To continue with the story, assessment under section 158BC was taken up. Assessing Officer examined the regular books of account and found that cash deposits made in the Bank account were from the cash balances shown in the regular books of account. He also examined the supplementary cash book opened for the purposes of making entries regarding the amount declared under VDS. Assessing Officer also verified the disclosure in all respects and having been satisfied by all these facts, came to the conclusion that the sum of Rs. 20 lacs seized from the assessee was part of Rs. 40 lacs cash declared by the assessee under VDS. We do not see any infirmity, in arriving at this conclusion. It is not true to say that there was lack of enquiry or non-application of mind on the part of the assessing officer., The CIT has given mainly four reasons for holding the assessment order to be erroneous. Firstly, it is mentioned that assessing officer should not have taken the affidavit at face value. We have already discussed earlier to show as to why the affidavit cannot be brushed aside. Second reason given is that supplementary cash book is a self serving device., Nothing turn out of this. The CIT has not appreciated the fact that computer printouts given to the assessing officer were merely reports, But otherwise the assessing officer had examined the manually maintained books and satisfied himself about the entries. Thirdly, it is stated that the assessing officer did not verify the reason for the assessee to carry such large sum of cash. We do not see whether any purpose could have been served in the light of the fact that assessee always maintains huge balances. When it is not unusual for the assessee to maintain huge balances, the presumption is that it must be for genuine business needs. Fourth reason is that computer printouts were dated 14th & 15-7-1998, i.e., well after the draft order was submitted.

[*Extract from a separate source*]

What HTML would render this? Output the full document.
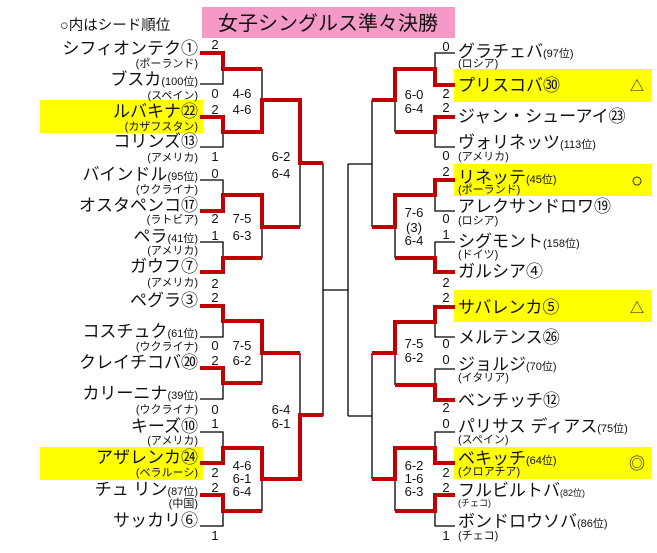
<!DOCTYPE html>
<html><head><meta charset="utf-8"><style>
html,body{margin:0;padding:0;background:#fff;}
svg{display:block;}
text{font-family:"Liberation Sans","Noto Sans CJK JP",sans-serif;fill:#111;}
.n{font-size:17px;}
.s{font-size:11px;}
.c{font-size:11px;}
.sc{font-size:13px;fill:#555;}
</style></head><body>
<svg width="657" height="553" viewBox="0 0 657 553" xmlns="http://www.w3.org/2000/svg">
<rect x="202" y="7" width="253" height="31" fill="#f59ac6"/>
<rect x="40" y="100" width="163" height="33" fill="#ffff00"/>
<rect x="40" y="447" width="163" height="33" fill="#ffff00"/>
<rect x="454" y="69" width="198" height="33" fill="#ffff00"/>
<rect x="454" y="164" width="198" height="32" fill="#ffff00"/>
<rect x="454" y="290" width="198" height="32" fill="#ffff00"/>
<rect x="454" y="447" width="198" height="32" fill="#ffff00"/>

<text x="328" y="30" text-anchor="middle" style="font-size:20px">女子シングルス準々決勝</text>
<text x="60" y="30" style="font-size:14.5px">○内はシード順位</text>

<g stroke="#000" stroke-width="1.3" fill="none">
<path d="M200 84H223V69"/>
<path d="M200 147H223V132"/>
<path d="M200 180H223V195"/>
<path d="M200 242H223V258"/>
<path d="M200 337H223V321"/>
<path d="M200 399H223V383"/>
<path d="M200 432H223V448"/>
<path d="M200 526H223V511"/>
<path d="M262 69V100"/>
<path d="M262 227V258"/>
<path d="M262 353V383"/>
<path d="M262 479V511"/>
<path d="M300 163V227"/>
<path d="M300 353V415"/>
<path d="M323 163V416"/>
<path d="M323 290H348"/>
<path d="M348 164V416"/>
<path d="M348 164H372"/>
<path d="M348 416H372"/>
<path d="M372 100V227"/>
<path d="M372 353V479"/>
<path d="M455 53H435V69"/>
<path d="M455 147H435V132"/>
<path d="M455 211H435V195"/>
<path d="M455 242H435V258"/>
<path d="M455 337H435V322"/>
<path d="M455 369H435V385"/>
<path d="M455 432H435V448"/>
<path d="M455 526H435V511"/>
<path d="M395 100V132"/>
<path d="M395 227V258"/>
<path d="M395 353V385"/>
<path d="M395 479V511"/>
</g>
<g stroke="#c00000" stroke-width="4" fill="none" stroke-linejoin="miter">
<path d="M200 53H223V69H262"/>
<path d="M200 117H223V132H262V100H300V163H323"/>
<path d="M200 211H223V195H262V227H300"/>
<path d="M200 272H223V258H262"/>
<path d="M200 306H223V321H262V353H300"/>
<path d="M200 368H223V383H262"/>
<path d="M200 463H223V448H262V479H300V415H323"/>
<path d="M200 495H223V511H262"/>
<path d="M455 85H435V69H395V100H372"/>
<path d="M455 117H435V132H395"/>
<path d="M455 180H435V195H395V227H372"/>
<path d="M455 272H435V258H395"/>
<path d="M455 307H435V322H395V353H372"/>
<path d="M455 400H435V385H395"/>
<path d="M455 463H435V448H395V479H372"/>
<path d="M455 495H435V511H395"/>
</g>

<g text-anchor="end">
<text class="n" x="198" y="54">シフィオンテク①</text>
<text class="c" x="198" y="67">(ポーランド)</text>
<text x="198" y="85"><tspan class="n">ブスカ</tspan><tspan class="s">(100位)</tspan></text>
<text class="c" x="198" y="99">(スペイン)</text>
<text class="n" x="198" y="117">ルバキナ㉒</text>
<text class="c" x="198" y="130">(カザフスタン)</text>
<text class="n" x="198" y="147">コリンズ⑬</text>
<text class="c" x="198" y="161">(アメリカ)</text>
<text x="198" y="180"><tspan class="n">バインドル</tspan><tspan class="s">(95位)</tspan></text>
<text class="c" x="198" y="193">(ウクライナ)</text>
<text class="n" x="198" y="211">オスタペンコ⑰</text>
<text class="c" x="198" y="223">(ラトビア)</text>
<text x="198" y="242"><tspan class="n">ペラ</tspan><tspan class="s">(41位)</tspan></text>
<text class="c" x="198" y="254">(アメリカ)</text>
<text class="n" x="198" y="272">ガウフ⑦</text>
<text class="c" x="198" y="286">(アメリカ)</text>
<text class="n" x="198" y="306">ペグラ③</text>
<text x="198" y="337"><tspan class="n">コスチュク</tspan><tspan class="s">(61位)</tspan></text>
<text class="c" x="198" y="350">(ウクライナ)</text>
<text class="n" x="198" y="368">クレイチコバ⑳</text>
<text x="198" y="399"><tspan class="n">カリーニナ</tspan><tspan class="s">(39位)</tspan></text>
<text class="c" x="198" y="413">(ウクライナ)</text>
<text class="n" x="198" y="432">キーズ⑩</text>
<text class="c" x="198" y="444">(アメリカ)</text>
<text class="n" x="198" y="463">アザレンカ㉔</text>
<text class="c" x="198" y="476">(ベラルーシ)</text>
<text x="198" y="495"><tspan class="n">チュ リン</tspan><tspan class="s">(87位)</tspan></text>
<text class="c" x="198" y="507">(中国)</text>
<text class="n" x="198" y="526">サッカリ⑥</text>
</g>

<g>
<text x="458" y="57"><tspan class="n">グラチェバ</tspan><tspan class="s">(97位)</tspan></text>
<text class="c" x="458" y="67">(ロシア)</text>
<text class="n" x="458" y="91">プリスコバ㉚</text>
<text class="n" x="458" y="122">ジャン・シューアイ㉓</text>
<text x="458" y="148"><tspan class="n">ヴォリネッツ</tspan><tspan class="s">(113位)</tspan></text>
<text class="c" x="458" y="160">(アメリカ)</text>
<text x="458" y="183"><tspan class="n">リネッテ</tspan><tspan class="s">(45位)</tspan></text>
<text class="c" x="458" y="193">(ポーランド)</text>
<text class="n" x="458" y="212">アレクサンドロワ⑲</text>
<text class="c" x="458" y="224">(ロシア)</text>
<text x="458" y="247"><tspan class="n">シグモント</tspan><tspan class="s">(158位)</tspan></text>
<text class="c" x="458" y="258">(ドイツ)</text>
<text class="n" x="458" y="277">ガルシア④</text>
<text class="n" x="458" y="313">サバレンカ⑤</text>
<text class="n" x="458" y="343">メルテンス㉖</text>
<text x="458" y="370"><tspan class="n">ジョルジ</tspan><tspan class="s">(70位)</tspan></text>
<text class="c" x="458" y="381">(イタリア)</text>
<text class="n" x="458" y="406">ベンチッチ⑫</text>
<text x="458" y="432"><tspan class="n">パリサス ディアス</tspan><tspan class="s">(75位)</tspan></text>
<text class="c" x="458" y="443">(スペイン)</text>
<text x="458" y="464"><tspan class="n">ベキッチ</tspan><tspan class="s">(64位)</tspan></text>
<text class="c" x="458" y="475">(クロアチア)</text>
<text x="458" y="496"><tspan class="n">フルビルトバ</tspan><tspan class="s" style="font-size:9px">(82位)</tspan></text>
<text class="c" x="458" y="506" style="font-size:9px">(チェコ)</text>
<text x="458" y="527"><tspan class="n">ボンドロウソバ</tspan><tspan class="s">(86位)</tspan></text>
<text class="c" x="458" y="539">(チェコ)</text>
</g>

<g text-anchor="middle">
<text x="637" y="91" style="font-size:14px">△</text>
<text x="637" y="187" style="font-size:20px">○</text>
<text x="637" y="313" style="font-size:14px">△</text>
<text x="637" y="469" style="font-size:16px">◎</text>
</g>

<g class="sc" text-anchor="middle">
<text x="215" y="49">2</text><text x="215" y="98">0</text>
<text x="215" y="114">2</text><text x="215" y="161">1</text>
<text x="215" y="178">0</text><text x="215" y="223">2</text>
<text x="215" y="240">1</text><text x="215" y="288">2</text>
<text x="215" y="302">2</text><text x="215" y="350">0</text>
<text x="215" y="365">2</text><text x="215" y="414">0</text>
<text x="215" y="428">1</text><text x="215" y="477">2</text>
<text x="215" y="492">2</text><text x="215" y="540">1</text>
<text x="242" y="98">4-6</text><text x="242" y="114">4-6</text>
<text x="242" y="223">7-5</text><text x="242" y="240">6-3</text>
<text x="242" y="350">7-5</text><text x="242" y="365">6-2</text>
<text x="242" y="470">4-6</text><text x="242" y="483">6-1</text><text x="242" y="496">6-4</text>
<text x="281" y="161">6-2</text><text x="281" y="178">6-4</text>
<text x="281" y="414">6-4</text><text x="281" y="428">6-1</text>
<text x="446" y="51">0</text><text x="446" y="98">2</text>
<text x="446" y="112">2</text><text x="446" y="160">0</text>
<text x="446" y="176">2</text><text x="446" y="223">0</text>
<text x="446" y="239">1</text><text x="446" y="287">2</text>
<text x="446" y="302">2</text><text x="446" y="348">0</text>
<text x="446" y="364">0</text><text x="446" y="412">2</text>
<text x="446" y="428">0</text><text x="446" y="477">2</text>
<text x="446" y="492">2</text><text x="446" y="540">1</text>
<text x="414" y="99">6-0</text><text x="414" y="113">6-4</text>
<text x="414" y="217">7-6</text><text x="414" y="232">(3)</text><text x="414" y="245">6-4</text>
<text x="414" y="348">7-5</text><text x="414" y="362">6-2</text>
<text x="414" y="470">6-2</text><text x="414" y="483">1-6</text><text x="414" y="496">6-3</text>
</g>
</svg>
</body></html>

This reason pales away into insignificance when assessing officer had verified the regular books of account. Moreover, the printouts were given because the assessing officer had insisted for the same to keep them on record. Thus, none of the reasons given by the CIT carry any real force or conviction to hold the order of the assessing officer to be erroneous.

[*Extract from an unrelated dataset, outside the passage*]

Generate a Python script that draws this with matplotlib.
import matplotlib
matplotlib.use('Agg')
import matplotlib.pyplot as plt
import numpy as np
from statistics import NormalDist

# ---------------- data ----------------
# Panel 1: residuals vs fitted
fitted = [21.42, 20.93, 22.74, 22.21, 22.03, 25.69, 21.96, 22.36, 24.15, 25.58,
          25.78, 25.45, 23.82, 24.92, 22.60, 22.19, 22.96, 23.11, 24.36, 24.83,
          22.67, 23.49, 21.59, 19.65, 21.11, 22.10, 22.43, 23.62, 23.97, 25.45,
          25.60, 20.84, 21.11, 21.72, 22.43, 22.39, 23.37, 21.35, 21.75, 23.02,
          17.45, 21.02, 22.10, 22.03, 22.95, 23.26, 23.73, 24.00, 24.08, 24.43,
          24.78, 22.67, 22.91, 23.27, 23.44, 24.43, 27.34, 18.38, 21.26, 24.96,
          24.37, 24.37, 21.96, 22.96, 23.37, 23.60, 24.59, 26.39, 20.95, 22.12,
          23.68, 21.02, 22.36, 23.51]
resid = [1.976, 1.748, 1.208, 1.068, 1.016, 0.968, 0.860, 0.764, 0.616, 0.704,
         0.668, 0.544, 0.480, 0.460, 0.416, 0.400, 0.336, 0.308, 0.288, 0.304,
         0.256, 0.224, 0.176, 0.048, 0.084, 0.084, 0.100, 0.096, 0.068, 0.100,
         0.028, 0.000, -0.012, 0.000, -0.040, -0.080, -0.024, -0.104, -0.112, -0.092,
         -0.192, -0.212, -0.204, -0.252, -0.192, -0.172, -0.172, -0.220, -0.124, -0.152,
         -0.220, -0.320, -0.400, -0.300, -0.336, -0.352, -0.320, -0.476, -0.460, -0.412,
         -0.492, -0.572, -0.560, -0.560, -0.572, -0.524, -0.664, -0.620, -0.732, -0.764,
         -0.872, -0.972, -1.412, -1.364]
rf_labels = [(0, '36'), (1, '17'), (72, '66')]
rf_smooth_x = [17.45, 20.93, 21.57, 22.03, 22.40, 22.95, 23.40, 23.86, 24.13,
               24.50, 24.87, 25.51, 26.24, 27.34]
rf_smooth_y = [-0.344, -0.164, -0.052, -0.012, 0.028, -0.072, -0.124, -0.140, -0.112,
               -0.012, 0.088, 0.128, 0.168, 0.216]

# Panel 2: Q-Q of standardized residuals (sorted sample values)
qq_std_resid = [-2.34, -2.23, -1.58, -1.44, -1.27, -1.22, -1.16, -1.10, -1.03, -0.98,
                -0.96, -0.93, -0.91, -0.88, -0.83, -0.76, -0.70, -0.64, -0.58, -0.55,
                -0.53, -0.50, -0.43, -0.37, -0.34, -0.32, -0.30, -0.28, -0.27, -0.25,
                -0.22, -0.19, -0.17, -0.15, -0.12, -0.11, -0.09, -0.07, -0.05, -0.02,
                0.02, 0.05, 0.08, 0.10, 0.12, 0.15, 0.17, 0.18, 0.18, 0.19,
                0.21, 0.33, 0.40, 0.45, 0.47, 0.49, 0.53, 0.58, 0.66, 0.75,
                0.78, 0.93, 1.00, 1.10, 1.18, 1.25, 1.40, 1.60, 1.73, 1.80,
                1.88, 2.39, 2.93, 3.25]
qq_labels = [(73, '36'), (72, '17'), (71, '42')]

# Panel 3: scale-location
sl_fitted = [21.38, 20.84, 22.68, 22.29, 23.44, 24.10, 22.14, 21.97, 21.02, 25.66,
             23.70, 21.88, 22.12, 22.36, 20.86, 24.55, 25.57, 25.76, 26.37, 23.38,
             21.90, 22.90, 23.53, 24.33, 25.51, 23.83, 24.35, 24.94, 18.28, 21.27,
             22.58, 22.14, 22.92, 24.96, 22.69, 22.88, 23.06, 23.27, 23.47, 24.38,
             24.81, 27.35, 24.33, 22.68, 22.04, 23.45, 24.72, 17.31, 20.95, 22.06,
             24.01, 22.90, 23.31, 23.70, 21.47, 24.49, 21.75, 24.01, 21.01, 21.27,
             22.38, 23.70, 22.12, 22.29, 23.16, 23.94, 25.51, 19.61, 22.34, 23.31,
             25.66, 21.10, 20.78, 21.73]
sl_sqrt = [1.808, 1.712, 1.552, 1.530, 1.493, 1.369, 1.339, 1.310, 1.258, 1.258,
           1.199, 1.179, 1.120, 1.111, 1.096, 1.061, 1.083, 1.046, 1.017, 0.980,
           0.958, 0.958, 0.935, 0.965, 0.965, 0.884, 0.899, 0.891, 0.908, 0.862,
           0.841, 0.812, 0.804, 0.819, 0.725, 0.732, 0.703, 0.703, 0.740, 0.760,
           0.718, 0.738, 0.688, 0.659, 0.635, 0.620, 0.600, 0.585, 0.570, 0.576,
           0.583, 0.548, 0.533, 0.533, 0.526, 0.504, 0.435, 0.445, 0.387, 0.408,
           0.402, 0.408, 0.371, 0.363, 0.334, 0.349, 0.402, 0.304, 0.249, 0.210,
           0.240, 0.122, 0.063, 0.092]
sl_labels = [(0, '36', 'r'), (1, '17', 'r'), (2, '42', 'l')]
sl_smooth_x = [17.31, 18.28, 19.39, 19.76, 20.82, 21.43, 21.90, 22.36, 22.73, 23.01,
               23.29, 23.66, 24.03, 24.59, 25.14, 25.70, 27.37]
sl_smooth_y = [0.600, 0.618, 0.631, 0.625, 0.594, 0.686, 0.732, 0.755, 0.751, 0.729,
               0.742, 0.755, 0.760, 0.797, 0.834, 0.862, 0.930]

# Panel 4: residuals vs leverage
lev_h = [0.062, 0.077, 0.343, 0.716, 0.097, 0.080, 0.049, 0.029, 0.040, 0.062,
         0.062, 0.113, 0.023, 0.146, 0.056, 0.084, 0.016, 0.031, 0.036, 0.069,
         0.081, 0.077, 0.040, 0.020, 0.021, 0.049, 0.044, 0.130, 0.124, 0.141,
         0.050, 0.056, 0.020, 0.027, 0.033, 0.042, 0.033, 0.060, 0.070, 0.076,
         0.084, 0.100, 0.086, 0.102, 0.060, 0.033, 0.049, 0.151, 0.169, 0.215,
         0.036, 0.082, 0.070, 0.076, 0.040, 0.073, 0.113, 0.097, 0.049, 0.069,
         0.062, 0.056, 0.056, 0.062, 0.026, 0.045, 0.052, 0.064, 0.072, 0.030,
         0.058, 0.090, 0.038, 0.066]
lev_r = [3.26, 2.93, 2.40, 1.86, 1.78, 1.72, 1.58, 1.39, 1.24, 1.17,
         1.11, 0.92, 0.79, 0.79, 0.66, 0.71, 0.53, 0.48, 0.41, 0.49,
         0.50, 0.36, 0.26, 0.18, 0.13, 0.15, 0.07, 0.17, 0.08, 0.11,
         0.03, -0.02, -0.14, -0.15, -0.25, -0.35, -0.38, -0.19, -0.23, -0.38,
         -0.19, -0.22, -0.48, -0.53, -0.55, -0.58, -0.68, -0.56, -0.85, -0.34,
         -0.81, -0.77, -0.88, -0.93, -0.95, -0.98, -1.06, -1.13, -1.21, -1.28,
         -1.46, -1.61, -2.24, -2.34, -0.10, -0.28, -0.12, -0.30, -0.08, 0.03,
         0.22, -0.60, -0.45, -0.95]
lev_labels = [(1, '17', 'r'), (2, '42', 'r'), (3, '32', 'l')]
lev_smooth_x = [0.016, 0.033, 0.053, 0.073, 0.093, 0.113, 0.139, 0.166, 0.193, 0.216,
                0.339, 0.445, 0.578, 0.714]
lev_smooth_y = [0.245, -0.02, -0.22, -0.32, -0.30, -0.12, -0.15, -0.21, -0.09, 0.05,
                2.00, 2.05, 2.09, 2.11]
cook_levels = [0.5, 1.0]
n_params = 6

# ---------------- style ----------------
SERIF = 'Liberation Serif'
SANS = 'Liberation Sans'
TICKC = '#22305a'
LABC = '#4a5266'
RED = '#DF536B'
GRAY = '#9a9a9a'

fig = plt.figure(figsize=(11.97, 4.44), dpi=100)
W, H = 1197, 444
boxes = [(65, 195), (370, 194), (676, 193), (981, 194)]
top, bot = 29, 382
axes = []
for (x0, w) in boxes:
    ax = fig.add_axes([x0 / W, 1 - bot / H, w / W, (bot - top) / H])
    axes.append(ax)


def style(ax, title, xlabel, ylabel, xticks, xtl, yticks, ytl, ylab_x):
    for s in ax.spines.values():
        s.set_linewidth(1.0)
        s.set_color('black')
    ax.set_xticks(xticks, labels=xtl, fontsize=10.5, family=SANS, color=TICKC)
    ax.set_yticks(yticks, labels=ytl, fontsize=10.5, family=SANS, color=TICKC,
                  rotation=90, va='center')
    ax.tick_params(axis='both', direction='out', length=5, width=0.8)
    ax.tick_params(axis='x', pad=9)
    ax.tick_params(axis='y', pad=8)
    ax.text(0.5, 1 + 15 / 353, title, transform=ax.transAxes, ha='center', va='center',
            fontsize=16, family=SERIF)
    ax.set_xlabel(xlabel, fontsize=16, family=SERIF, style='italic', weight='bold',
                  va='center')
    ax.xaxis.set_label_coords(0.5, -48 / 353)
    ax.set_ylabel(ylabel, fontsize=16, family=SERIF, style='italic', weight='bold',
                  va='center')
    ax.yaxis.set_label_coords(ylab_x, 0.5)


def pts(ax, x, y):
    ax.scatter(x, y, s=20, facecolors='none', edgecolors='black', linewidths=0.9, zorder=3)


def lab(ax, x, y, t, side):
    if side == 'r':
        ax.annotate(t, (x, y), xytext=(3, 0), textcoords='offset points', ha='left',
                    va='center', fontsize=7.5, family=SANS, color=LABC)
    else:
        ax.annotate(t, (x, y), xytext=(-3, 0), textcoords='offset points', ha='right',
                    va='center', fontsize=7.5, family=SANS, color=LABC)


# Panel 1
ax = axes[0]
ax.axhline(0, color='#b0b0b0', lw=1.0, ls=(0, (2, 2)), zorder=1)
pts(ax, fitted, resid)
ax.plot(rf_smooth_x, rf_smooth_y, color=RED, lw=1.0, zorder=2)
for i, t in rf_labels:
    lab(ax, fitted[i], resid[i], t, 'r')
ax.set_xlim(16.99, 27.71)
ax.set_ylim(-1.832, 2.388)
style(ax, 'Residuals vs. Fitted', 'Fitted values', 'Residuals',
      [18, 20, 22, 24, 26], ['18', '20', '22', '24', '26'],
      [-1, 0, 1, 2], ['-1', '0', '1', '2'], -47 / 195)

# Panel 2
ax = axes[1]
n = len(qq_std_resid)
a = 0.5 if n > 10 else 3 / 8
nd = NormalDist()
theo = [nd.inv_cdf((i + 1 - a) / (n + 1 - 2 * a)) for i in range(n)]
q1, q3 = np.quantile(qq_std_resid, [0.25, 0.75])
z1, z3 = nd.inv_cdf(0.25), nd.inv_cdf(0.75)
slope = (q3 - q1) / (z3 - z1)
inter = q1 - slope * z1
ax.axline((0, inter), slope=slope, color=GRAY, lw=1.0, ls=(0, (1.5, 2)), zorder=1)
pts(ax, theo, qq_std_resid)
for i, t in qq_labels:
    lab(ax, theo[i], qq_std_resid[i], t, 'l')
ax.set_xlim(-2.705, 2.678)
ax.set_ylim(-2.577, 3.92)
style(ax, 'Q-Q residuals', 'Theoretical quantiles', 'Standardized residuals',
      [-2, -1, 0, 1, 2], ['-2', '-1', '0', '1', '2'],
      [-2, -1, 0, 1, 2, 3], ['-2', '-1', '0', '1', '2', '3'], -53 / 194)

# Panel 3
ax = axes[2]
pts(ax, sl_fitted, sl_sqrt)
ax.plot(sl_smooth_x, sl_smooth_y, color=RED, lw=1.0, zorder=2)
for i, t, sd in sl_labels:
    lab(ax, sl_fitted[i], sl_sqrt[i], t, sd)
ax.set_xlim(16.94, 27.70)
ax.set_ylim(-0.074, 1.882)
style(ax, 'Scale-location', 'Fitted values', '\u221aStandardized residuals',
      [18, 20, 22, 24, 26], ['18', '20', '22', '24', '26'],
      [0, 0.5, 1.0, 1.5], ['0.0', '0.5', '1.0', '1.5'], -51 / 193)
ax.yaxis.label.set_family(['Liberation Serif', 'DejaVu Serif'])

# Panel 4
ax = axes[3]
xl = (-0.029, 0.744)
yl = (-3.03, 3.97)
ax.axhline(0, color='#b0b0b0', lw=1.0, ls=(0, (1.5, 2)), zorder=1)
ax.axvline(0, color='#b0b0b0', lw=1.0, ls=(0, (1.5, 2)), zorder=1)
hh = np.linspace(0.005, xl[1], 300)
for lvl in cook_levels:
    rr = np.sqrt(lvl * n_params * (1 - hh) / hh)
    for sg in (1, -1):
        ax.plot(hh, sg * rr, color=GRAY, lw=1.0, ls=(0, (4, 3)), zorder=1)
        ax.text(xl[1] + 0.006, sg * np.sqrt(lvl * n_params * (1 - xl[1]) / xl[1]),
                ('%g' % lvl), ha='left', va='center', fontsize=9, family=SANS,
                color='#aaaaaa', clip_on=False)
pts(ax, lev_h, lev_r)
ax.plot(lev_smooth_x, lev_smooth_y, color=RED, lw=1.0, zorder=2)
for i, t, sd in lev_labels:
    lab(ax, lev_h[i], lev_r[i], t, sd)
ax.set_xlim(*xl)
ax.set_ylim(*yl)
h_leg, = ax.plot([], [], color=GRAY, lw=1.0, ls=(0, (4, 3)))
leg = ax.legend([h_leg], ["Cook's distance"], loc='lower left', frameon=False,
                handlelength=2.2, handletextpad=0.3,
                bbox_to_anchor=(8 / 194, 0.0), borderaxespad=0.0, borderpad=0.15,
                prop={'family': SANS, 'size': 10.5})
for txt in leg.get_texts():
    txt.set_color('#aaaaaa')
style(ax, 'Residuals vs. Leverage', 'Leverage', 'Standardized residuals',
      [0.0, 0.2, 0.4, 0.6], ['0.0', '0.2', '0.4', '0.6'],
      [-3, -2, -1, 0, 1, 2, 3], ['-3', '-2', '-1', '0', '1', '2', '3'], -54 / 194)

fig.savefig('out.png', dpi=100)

Lastly, the explanation of the assessee gathers weight on account of two more reasons also. One, there is no long gap between the declaration under VDS and the date of search. Secondly, there is no finding that cash declared under VDS was either converted into any other asset or was used for incurring any expenses till the date of the search. In view of all these facts and attendant circumstances, we hold that the order of the assessing officer was not erroneous and prejudicial to the interests of the revenue. The order of the CIT under section 263 directing the assessing officer to tax the sum of Rs. 20 lacs is quashed.